A video recently shown on TV was unbearable to watch, seeing a 14-year-old school girl being viciously assaulted by four other students. The victim survived physically but not mentally. Two days later she committed suicide at home.
Her name was Adriana Kuch, described as a lovely and loving young girl who had been bullied repeatedly by some students.
That attack happened in a public school in Bayfield, N.J. Adriana was walking with her boyfriend down a locker-lined hallway when the students attacked. They pushed her against the lockers. She fell to the ground as they proceeded to kick and punch her. One girl slammed a water-bottle into her face repeatedly. Meantime, a school girl, using her cell phone, recorded the attack while laughing about it. The video was posted on social media, complete with nasty comments aimed at Adriana, who was terminally devastated by the video posting.

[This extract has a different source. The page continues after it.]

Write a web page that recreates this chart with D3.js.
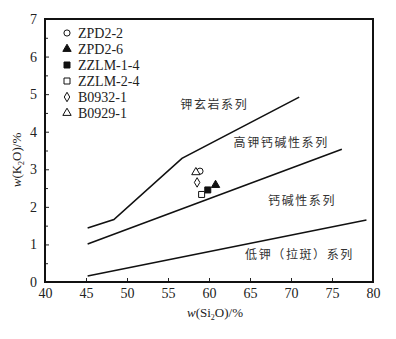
<!DOCTYPE html>
<html lang="zh">
<head>
<meta charset="UTF-8">
<title>K2O-SiO2</title>
<script src="https://cdn.jsdelivr.net/npm/d3@7/dist/d3.min.js"></script>
<style>
  body { margin: 0; background: #fff; }
  svg text { font-family: "Liberation Serif", "DejaVu Serif", serif; fill: #222; }
  .cn { font-family: "Noto Sans CJK SC", sans-serif; font-size: 12px; letter-spacing: 1.6px; fill: #333; }
</style>
</head>
<body>
<svg id="chart" width="396" height="339"></svg>
<script>
// samples
const names = ['ZPD2-2', 'ZPD2-6', 'ZZLM-1-4', 'ZZLM-2-4', 'B0932-1', 'B0929-1']
const sio2 = [58.9, 60.8, 59.85, 59.1, 58.55, 58.4]
const k2o = [2.95, 2.58, 2.45, 2.33, 2.65, 2.92]
const shapes = ['circle', 'triangle', 'square', 'square', 'diamond', 'triangle']
const filled = [false, true, true, false, false, false]

// boundary lines
const shoshoniteLine = [[45.2, 1.44], [48.4, 1.66], [56.7, 3.29], [71, 4.92]]
const highKLine = [[45.2, 1.01], [76.2, 3.53]]
const lowKLine = [[45.2, 0.16], [79.2, 1.65]]

// series labels
const seriesLabels = ['钾玄岩系列', '高钾钙碱性系列', '钙碱性系列', '低钾（拉斑）系列']
const labelPos = [[56.5, 4.6], [63, 3.6], [67.2, 2.05], [64.4, 0.62]]

const xTicks = [40, 45, 50, 55, 60, 65, 70, 75, 80]
const yTicks = [0, 1, 2, 3, 4, 5, 6, 7]
const yMinor = [0.5, 1.5, 2.5, 3.5, 4.5, 5.5, 6.5]

const svg = d3.select('#chart')
const x = d3.scaleLinear().domain([40, 80]).range([45, 373])
const y = d3.scaleLinear().domain([0, 7]).range([282, 19])

// axes (ticks inside)
svg.append('g')
  .attr('transform', `translate(0,${y(0)})`)
  .call(d3.axisBottom(x).tickValues(xTicks).tickSize(-4).tickPadding(6).tickSizeOuter(0).tickFormat(d3.format('d')))
svg.append('g')
  .attr('transform', `translate(${x(40)},0)`)
  .call(d3.axisLeft(y).tickValues(yTicks).tickSize(-4).tickPadding(8).tickSizeOuter(0).tickFormat(d3.format('d')))
svg.append('g')
  .attr('transform', `translate(${x(40)},0)`)
  .call(d3.axisLeft(y).tickValues(yMinor).tickSize(-3).tickFormat('').tickSizeOuter(0))
svg.selectAll('.tick text').attr('font-size', 14).attr('font-family', '"Liberation Serif", serif').attr('fill', '#222')
svg.selectAll('.tick line').attr('stroke', '#222')
svg.selectAll('.domain').attr('stroke', 'none')

// frame
svg.append('rect')
  .attr('x', x(40)).attr('y', y(7))
  .attr('width', x(80) - x(40)).attr('height', y(0) - y(7))
  .attr('fill', 'none').attr('stroke', '#111').attr('stroke-width', 2)

// boundary lines
const line = d3.line().x(d => x(d[0])).y(d => y(d[1]))
svg.selectAll('path.bound')
  .data([shoshoniteLine, highKLine, lowKLine])
  .enter().append('path')
  .attr('class', 'bound')
  .attr('d', line)
  .attr('fill', 'none').attr('stroke', '#111').attr('stroke-width', 1.6)

// series labels
svg.selectAll('text.cn')
  .data(seriesLabels)
  .enter().append('text')
  .attr('class', 'cn')
  .attr('x', (d, i) => x(labelPos[i][0]))
  .attr('y', (d, i) => y(labelPos[i][1]))
  .text(d => d)

// markers
const sym = {
  circle: d3.symbol(d3.symbolCircle, 30),
  triangle: d3.symbol(d3.symbolTriangle, 30),
  square: d3.symbol(d3.symbolSquare, 36),
  diamond: d3.symbol(d3.symbolDiamond, 26)
}
function marker(g, i) {
  g.append('path')
    .attr('d', sym[shapes[i]]())
    .attr('fill', filled[i] ? '#111' : '#fff')
    .attr('stroke', '#111').attr('stroke-width', 1)
}

names.forEach((n, i) => {
  const g = svg.append('g').attr('transform', `translate(${x(sio2[i])},${y(k2o[i])})`)
  marker(g, i)
})

// legend
const legend = svg.append('g').attr('transform', 'translate(67,33)')
names.forEach((n, i) => {
  const row = legend.append('g').attr('transform', `translate(0,${i * 16})`)
  marker(row, i)
  row.append('text').attr('x', 11).attr('y', 5).attr('font-size', 14).text(n)
})

// axis titles
const xt = svg.append('text')
  .attr('x', 215).attr('y', 317).attr('text-anchor', 'middle').attr('font-size', 13)
xt.append('tspan').attr('font-style', 'italic').text('w')
xt.append('tspan').text('(Si')
xt.append('tspan').attr('font-size', 8).attr('dy', 3).text('2')
xt.append('tspan').attr('dy', -3).text('O)/%')

const yt = svg.append('text')
  .attr('transform', 'translate(21,160) rotate(-90)')
  .attr('text-anchor', 'middle').attr('font-size', 13)
yt.append('tspan').attr('font-style', 'italic').text('w')
yt.append('tspan').text('(K')
yt.append('tspan').attr('font-size', 8).attr('dy', 3).text('2')
yt.append('tspan').attr('dy', -3).text('O)/%')
</script>
</body>
</html>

The school’s officials later called the attack “horrible” but did nothing about it at first. They didn’t even call the police. After a public outcry, the superintendent resigned, and the four perpetrators were charged.
Watching that video can enrage you and break your heart at the same time. And it should set off loud alarm bells in everyone’s heads because it’s a horrific warning that such attacks against children (physical and psychological) can – and do – happen anywhere, everywhere. If this growing wave of children’s suicides is not a national crisis, what is?
A recent report by the National Centers for Disease Control, based on a 2021 survey, revealed extremely disturbing results. Among 17,000 teenagers surveyed, almost half of them had experienced ongoing sadness and hopelessness. Far more girls than boys reported feelings verging on utter despair (57 percent compared to 29 percent for boys). Nearly one in three girls had considered suicide, and 13 percent said they had attempted suicide during the previous year. Just as horrific is that 14 percent of girls reported they had been raped that year, an increase of 27 percent from results of a 2019 CDC survey.
One obvious villain causing these mental-health catastrophes are social-media postings — a virtual ‘round-the-clock barrage of negative images and comments aimed at young people. And it’s not just online cyber-bullying; it’s also texting, videos and “selfies” of glamorous beauty, popularity and social success that make many teens feel inadequate, lacking self-worth, as if they are invisible, unloved and do not matter.
In many cases, there are other negative factors: families’ economic stresses, food insecurity, fears of violence in schools or on the streets, gloom-and-doom in the world (wars, famine, catastrophic effects of climate change). Is it any wonder so many children feel vulnerable and depressed? Those factors are hard enough for adults to endure, much less young people.
Parents, guardians, teachers, legislators and others must learn to network and learn to recognize the symptoms of danger: social withdrawal, a drop in grades, frequent absences from school, loss of interest in previous fun activities, sleep disturbances, lack of ability to concentrate, weight loss or gain, irritability, angry outbursts and comments about dejection, of being “worthless” or remarks such as “You’d all be better off without me.”
There is a good website called “Families for Depression Awareness” that informs adults on what to do and what not to do when they see young people in psychic pain. One “must do” is to encourage children to talk, to listen and to acknowledge with gentle compassion their feelings. One “never do” is to tell children, “Oh, just snap out of it. It’ll get better, it’ll all go away.”
Visit that website (www.familyaware.org) to learn about teen depression; share the information with others.
Also remember the Suicide and Crisis Lifeline. Dial or text 988. Another good resource is the National Alliance on Mental Health’s Helpline at 1-800-950-6264. Its email is info@nami.org.
There is help, there is hope. But only if all people begin to recognize the appalling crisis and then work together to do something about it.